The earliest known caenagnathid is Microvenator celer, from the Early Cretaceous Cloverly Formation. Caenagnathids likely dispersed to Asia from North America with some caenagnathids later reappearing in western North America, during the Campanian. Caenagnathids showed considerable variation in form. The tiny jaws of Caenagnathasia suggest a small animal, perhaps the size of a turkey. Anzu wyliei, from the Hell Creek Formation is a much larger animal, considerably larger than a human. If Gigantoraptor erlianensis is a caenagnathid, then it would represent far and away the largest member of the group, measuring up to 8 m in length and weighing up to 2 MT.

Their beaks also show considerable variation; that of Caenagnathasia is relatively short and deep, while that of Caenagnathus is long and shovel-shaped. This variation in size and beak shape suggests that caenagnathids evolved to exploit a range of ecological niches. Caenagnathids persisted up until the end of the Cretaceous period, as shown by the presence of Anzu and another, unnamed species of elmisaurine (all caenagnathids closer to Elmisaurus than to Caenagnathus) in the late Maastrichtian Hell Creek Formation, before vanishing at the end of the Cretaceous along with all other non-avian dinosaurs.

===Species===
Roughly a dozen caenagnathid species have been named, but it remains unclear how many are valid. Many species are known from fragmentary remains, such as jaws, hands, or feet, making comparisons between them difficult. Caenagnathus sternbergi, for example, was described on the basis of a jaw bone. It has been interpreted as either the jaws of Chirostenotes pergracilis (described on the basis of a pair of hands) or Chirostenotes elegans (described on the basis of a foot), but because no complete skeleton is known, it is difficult to be certain which animal it belongs to. The relationships of other species remain in doubt. Gigantoraptor was originally interpreted as an oviraptorid, but may in fact represent a primitive caenagnathid.
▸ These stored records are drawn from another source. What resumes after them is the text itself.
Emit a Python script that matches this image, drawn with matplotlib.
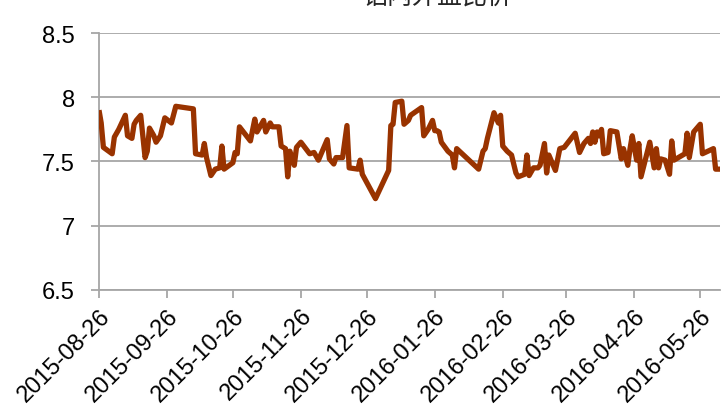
import matplotlib
matplotlib.use("Agg")
import matplotlib.pyplot as plt
import pandas as pd

# ---- data ----
start_date = "2015-08-26"
days_since_start = [0, 1, 2, 6, 7, 9, 12, 13, 15, 16, 17, 19, 21, 22, 23, 25, 26, 28, 30, 33,
                    35, 43, 44, 47, 48, 49, 51, 53, 55, 56, 57, 61, 62, 63, 64, 69, 71, 72, 75, 76,
                    78, 79, 82, 83, 85, 86, 87, 89, 90, 92, 96, 98, 100, 104, 105, 107, 108, 111, 113, 114,
                    118, 119, 120, 126, 132, 133, 134, 135, 138, 139, 141, 142, 147, 148, 150, 152, 153, 154, 155, 156,
                    159, 161, 162, 163, 173, 175, 176, 177, 180, 182, 183, 184, 186, 188, 190, 191, 194, 195, 196, 198,
                    200, 201, 203, 204, 205, 208, 210, 212, 217, 219, 221, 223, 224, 225, 226, 227, 228, 229, 230, 232,
                    233, 236, 238, 239, 241, 242, 243, 245, 246, 247, 251, 253, 254, 255, 256, 258, 260, 261, 262, 267,
                    268, 269, 271, 274, 275, 280, 281, 283]
ratio_values = [7.90, 7.80, 7.61, 7.56, 7.69, 7.75, 7.86, 7.70, 7.68, 7.79, 7.82, 7.86, 7.53, 7.58, 7.76, 7.70, 7.65, 7.70, 7.84, 7.80,
                7.93, 7.91, 7.56, 7.55, 7.64, 7.53, 7.39, 7.44, 7.45, 7.62, 7.44, 7.49, 7.57, 7.56, 7.77, 7.66, 7.83, 7.73, 7.82, 7.73,
                7.80, 7.77, 7.77, 7.62, 7.60, 7.38, 7.58, 7.47, 7.61, 7.65, 7.56, 7.57, 7.51, 7.67, 7.52, 7.48, 7.53, 7.53, 7.78, 7.45,
                7.44, 7.51, 7.40, 7.21, 7.43, 7.78, 7.79, 7.96, 7.97, 7.79, 7.82, 7.86, 7.92, 7.70, 7.75, 7.82, 7.74, 7.74, 7.73, 7.65,
                7.58, 7.55, 7.45, 7.60, 7.44, 7.58, 7.60, 7.68, 7.88, 7.80, 7.86, 7.62, 7.58, 7.55, 7.41, 7.38, 7.40, 7.55, 7.39, 7.45,
                7.45, 7.47, 7.64, 7.41, 7.55, 7.43, 7.60, 7.61, 7.72, 7.57, 7.64, 7.68, 7.64, 7.73, 7.65, 7.73, 7.70, 7.75, 7.56, 7.57,
                7.74, 7.73, 7.52, 7.60, 7.47, 7.60, 7.70, 7.51, 7.64, 7.38, 7.65, 7.45, 7.60, 7.45, 7.52, 7.51, 7.40, 7.66, 7.51, 7.56,
                7.72, 7.53, 7.73, 7.79, 7.56, 7.60, 7.44, 7.44]
x_tick_labels = ["2015-08-26", "2015-09-26", "2015-10-26", "2015-11-26", "2015-12-26",
                 "2016-01-26", "2016-02-26", "2016-03-26", "2016-04-26", "2016-05-26"]
y_ticks = [6.5, 7, 7.5, 8, 8.5]
y_tick_labels = ["6.5", "7", "7.5", "8", "8.5"]
title_text = "铝内外盘比价"

dates = pd.Timestamp(start_date) + pd.to_timedelta(days_since_start, unit="D")
tick_dates = pd.to_datetime(x_tick_labels)

fig = plt.figure(figsize=(7.25, 4.14), dpi=100)
ax = fig.add_axes([99 / 725, 1 - 290.7 / 414, (720 - 99) / 725, (290.7 - 34.2) / 414])

grid_c = "#a6a6a6"
ax.plot(dates, ratio_values, color="#993300", lw=3.8, solid_joinstyle="round",
        solid_capstyle="butt", zorder=3)

ax.set_ylim(6.5, 8.5)
ax.set_xlim(dates[0], dates[-1])
ax.set_yticks(y_ticks)
ax.set_yticklabels(y_tick_labels)
ax.set_xticks(tick_dates)
ax.set_xticklabels(x_tick_labels, rotation=45, ha="right", va="top", rotation_mode="anchor")

ax.grid(axis="y", color=grid_c, lw=1.3, zorder=1)
for s in ["top", "right"]:
    ax.spines[s].set_visible(False)
for s in ["left", "bottom"]:
    ax.spines[s].set_color(grid_c)
    ax.spines[s].set_linewidth(1.3)
ax.tick_params(axis="both", color=grid_c, width=1.3, length=5.5, direction="out")
ax.tick_params(axis="y", pad=12, labelsize=17, labelcolor="#000000")
ax.tick_params(axis="x", pad=5, labelsize=17, labelcolor="#000000")
for lab in ax.get_xticklabels() + ax.get_yticklabels():
    lab.set_fontfamily("Liberation Sans")

fig.text(437 / 725, 1 - 4 / 414, title_text, ha="center", va="baseline",
         fontsize=18, color="#262626", family=["Noto Sans CJK SC", "DejaVu Sans"])

fig.savefig("out.png", dpi=100)
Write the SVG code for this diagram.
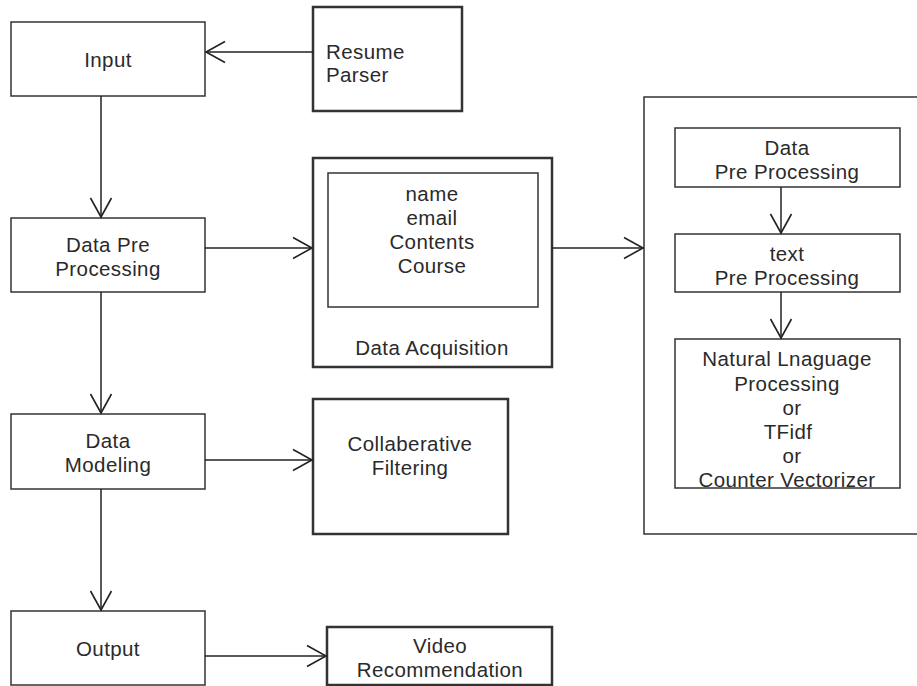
<svg xmlns="http://www.w3.org/2000/svg" width="917" height="686" viewBox="0 0 917 686">
<style>
  .box { fill: #ffffff; stroke: #333333; stroke-width: 1.5; }
  .thick { fill: #ffffff; stroke: #333333; stroke-width: 2.5; }
  .t { font-family: "Liberation Sans", Arial, sans-serif; font-size: 20.5px; letter-spacing: 0.4px; fill: #2a2a2a; text-anchor: middle; dominant-baseline: central; }
  .tl { text-anchor: start; }
  .edge { fill: none; stroke: #222222; stroke-width: 1.5; }
</style>
<defs>
  <marker id="open" markerUnits="userSpaceOnUse" markerWidth="24" markerHeight="26" refX="20" refY="12" orient="auto" viewBox="0 0 24 24">
    <path d="M1,1.5 L20,12 L1,22.5" fill="none" stroke="#222222" stroke-width="1.6"/>
  </marker>
</defs>
<rect width="917" height="686" fill="#ffffff"/>

<g id="input">
  <rect class="box" x="11" y="22" width="194" height="74"/>
  <text class="t" x="108" y="59">Input</text>
</g>
<g id="resume-parser">
  <rect class="thick" x="313" y="7" width="149" height="104"/>
  <text class="t tl" x="326" y="51">Resume</text>
  <text class="t tl" x="326" y="74">Parser</text>
</g>
<g id="data-pre-processing">
  <rect class="box" x="11" y="218" width="194" height="74"/>
  <text class="t" x="108" y="244">Data Pre</text>
  <text class="t" x="108" y="268">Processing</text>
</g>
<g id="data-acquisition">
  <rect class="thick" x="313" y="158" width="239" height="209"/>
  <rect class="box" x="328" y="173" width="210" height="134"/>
  <text class="t" x="432" y="193">name</text>
  <text class="t" x="432" y="217">email</text>
  <text class="t" x="432" y="241">Contents</text>
  <text class="t" x="432" y="265">Course</text>
  <text class="t" x="432" y="347">Data Acquisition</text>
</g>
<g id="processing-pipeline">
  <rect class="box" x="644" y="97" width="290" height="437"/>
</g>
<g id="data-pre-processing-2">
  <rect class="box" x="675" y="128" width="225" height="59"/>
  <text class="t" x="787" y="147">Data</text>
  <text class="t" x="787" y="171">Pre Processing</text>
</g>
<g id="text-pre-processing">
  <rect class="box" x="675" y="234" width="225" height="58"/>
  <text class="t" x="787" y="253">text</text>
  <text class="t" x="787" y="277">Pre Processing</text>
</g>
<g id="nlp">
  <rect class="box" x="675" y="339" width="225" height="149"/>
  <text class="t" x="787" y="358">Natural Lnaguage</text>
  <text class="t" x="787" y="383">Processing</text>
  <text class="t" x="792" y="407">or</text>
  <text class="t" x="788" y="431">TFidf</text>
  <text class="t" x="792" y="455">or</text>
  <text class="t" x="787" y="479">Counter Vectorizer</text>
</g>
<g id="data-modeling">
  <rect class="box" x="11" y="414" width="194" height="75"/>
  <text class="t" x="108" y="440">Data</text>
  <text class="t" x="108" y="464">Modeling</text>
</g>
<g id="collaberative-filtering">
  <rect class="thick" x="313" y="399" width="195" height="135"/>
  <text class="t" x="410" y="443">Collaberative</text>
  <text class="t" x="410" y="467">Filtering</text>
</g>
<g id="output">
  <rect class="box" x="11" y="611" width="194" height="74"/>
  <text class="t" x="108" y="648">Output</text>
</g>
<g id="video-recommendation">
  <rect class="thick" x="327" y="627" width="225" height="58"/>
  <text class="t" x="440" y="645">Video</text>
  <text class="t" x="440" y="669">Recommendation</text>
</g>

<g id="connectors">
  <line class="edge" x1="313" y1="52" x2="206" y2="52" marker-end="url(#open)"/>
  <line class="edge" x1="101" y1="96" x2="101" y2="217" marker-end="url(#open)"/>
  <line class="edge" x1="205" y1="248" x2="312" y2="248" marker-end="url(#open)"/>
  <line class="edge" x1="552" y1="248" x2="643" y2="248" marker-end="url(#open)"/>
  <line class="edge" x1="781" y1="187" x2="781" y2="233" marker-end="url(#open)"/>
  <line class="edge" x1="781" y1="292" x2="781" y2="338" marker-end="url(#open)"/>
  <line class="edge" x1="101" y1="292" x2="101" y2="413" marker-end="url(#open)"/>
  <line class="edge" x1="205" y1="460" x2="312" y2="460" marker-end="url(#open)"/>
  <line class="edge" x1="101" y1="489" x2="101" y2="610" marker-end="url(#open)"/>
  <line class="edge" x1="205" y1="656" x2="326" y2="656" marker-end="url(#open)"/>
</g>
</svg>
- Anzu wyliei - (Hell Creek Formation, North Dakota and South Dakota, United States)
- Apatoraptor pennatus - (Horseshoe Canyon Formation, Alberta)
- Beibeilong sinensis - (Gaogou Formation, China)
- Caenagnathasia martinsoni - (Bissekty Formation, Uzbekistan)
- Citipes elegans - (Dinosaur Park Formation, Alberta, Canada)
- Chirostenotes pergracilis - (Dinosaur Park Formation, Alberta, Canada)
- Caenagnathus collinsi - (Dinosaur Park Formation, Alberta, Canada)
- Elmisaurus rarus - (Nemegt Formation, Mongolia)
- Eoneophron infernalis - (Hell Creek Formation, South Dakota)
- Epichirostenotes curriei - (Horseshoe Canyon Formation, Alberta, Canada)
- Gigantoraptor erlianensis - (Iren Dabasu Formation, Inner Mongolia, China)
- Hagryphus giganteus - (Kaiparowits Formation, Utah, United States)
- Leptorhynchos gaddisi - (Aguja Formation, Texas, United States)
- Nomingia gobiensis - (Nemegt Formation, Mongolia)
- Ojoraptorsaurus boerei - (Ojo Alamo Formation, New Mexico, United States)

Caenagnathids are only known from the Late Cretaceous of North America and Asia. The earliest and most primitive known caenagnathid is Caenagnathasia martinsoni, from the Bissekty Formation of Uzbekistan.